Salma Luévano Luna, en Cámara de Diputados, pretende reformar la Ley de Asociaciones Religiosas y Culto Público para impedir y castigar el discurso de odio que pueda ser proferido por ministros de culto a través de una iniciativa presentada por el recurso de la estridencia, de lo mediático y del escándalo que causó la indignación en ciertos grupos cuando, al subir a la máxima tribuna, usó una mitra y casulla caseras parodiando a un obispo de culto católico.
Usar ese disfraz, según Luévano, es una justificación de la fe que según profesa como cualquier otro ministro:“su Dios, también es mi Dios”, dijo. Enfatizó el significado con el argumento de que su fe “también vale. Porque mi lucha es para hacerles frente en esta voz otorgada para representar a quienes no se les escucha. Todo el peso de la ley a esos líderes que incitan el odio contra nosotres”.
La forma fue escandalosa e irreverente para muchos, pero la iniciativa nada tiene de novedad al sumarse al conjunto de otras propuestas de reformas menos mediáticas con el mismo objetivo para sancionar a ministros de culto consignando esta prohibición en otras disposiciones como la Ley Federal para Prevenir y Erradicar la Discriminación o el Código Penal Federal.
En esencia, tales propuestas traen a la mesa un debate que, más allá de lo mediático, implican serias expresiones que advierten de los sesgos a las libertades y derechos humanos de los afectados. Nadie puede negar que hay sectores sociales blanco de discursos violentos y discriminatorios. No sólo los colectivos autodenominados LGBTQ, sufren del discurso de odio, grupos minoritarios religiosos, sociales o sectores vulnerables son blanco de afrentas e injurias indignates y reprobables. Si en México se contaran todas esas prácticas, sería insuficiente el número de tribunales e instancias administrativas que dieran resoluciones o sentencias al respecto.
Pero la forma que pretende resolver esta problemática tiene un fondo más inquietante que está entrelíneas en la exposición de motivos y el discurso de Luévano que pareció más un grito en el pleno desierto de la Cámara de Diputados. En este momento, y dada la polarización política, los deseos de revancha y venganza están por encima de la racionalidad ética y la axiología jurídica.
Hablar de valores y de creencias religiosas es lesivo y violento para esos sectores de izquierda que promueven las eufemísticas agendas calificadas de progresistas.

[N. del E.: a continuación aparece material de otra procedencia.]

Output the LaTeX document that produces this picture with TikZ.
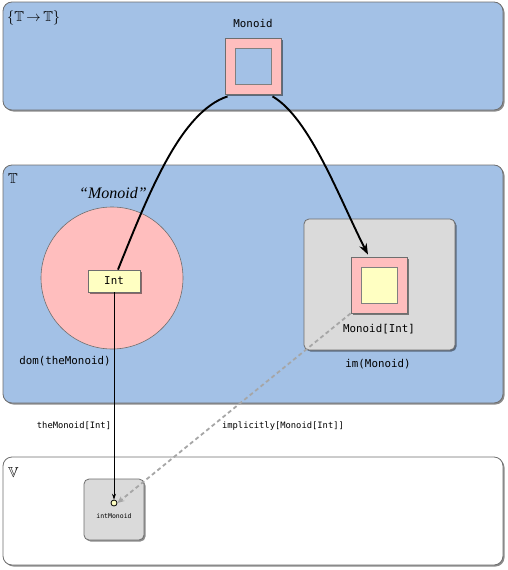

En aras de su supuesta libertad y en la primacía de su discurso, se impone descartar los derechos con la mordaza represiva y el amago violento que advierte que, al amparo de las siglas de los partidos políticos como MORENA, se pueden echar mano de la bárbara retórica que pueda dar el fuero para machacar, reprimir y diluir derechos fundamentales como los de la libertad de expresión y de opinión, además de otros como el de difundir ideas y valores religiosos cuando, según dicen estos miembros de colectivos arcoiris, son violentos a sus causas e ideología que quiere imponerse como si fuera una despreciable dictadura.
Sin embargo, en la forma está el fondo. La estridencia de Luévano es un recurso que enfureció a no pocos heridos en sus sentimientos religiosos, pero esa propuesta guarda, en sí misma, el dardo que la envenena. En 1935, en un preclaro ensayo, G.K. Chesterton dilucidó sobre una crítica a sus creencias apuntando contra quienes echan mano de recursos que pretenden lesionar, ridiculizar o agraviar a la Iglesia católica. A pesar del tiempo, sus argumentos parecen tan actuales como contundentes cuando, en la parte nodal de su disertación, afirma: “El problema es la razón por la cual quienes se enfurecen con la Iglesia católica usan invariablemente una extraordinaria dicción o estilo verbal, en el que se mezcla una impresionante cantidad de cosas, hasta el punto de que el mismo orden de las palabras acaba siendo un chiste…” Efectivamente, la estridencia de Luévano sentenció su propuesta reducida a eso para el infortunio y peor descrédito del colectivo que dice representar. Un performance parlamentario que, al final, expuso un chiste que se archivará en el anecdotario de las miles de iniciativas congeladas en el Congreso de la Unión.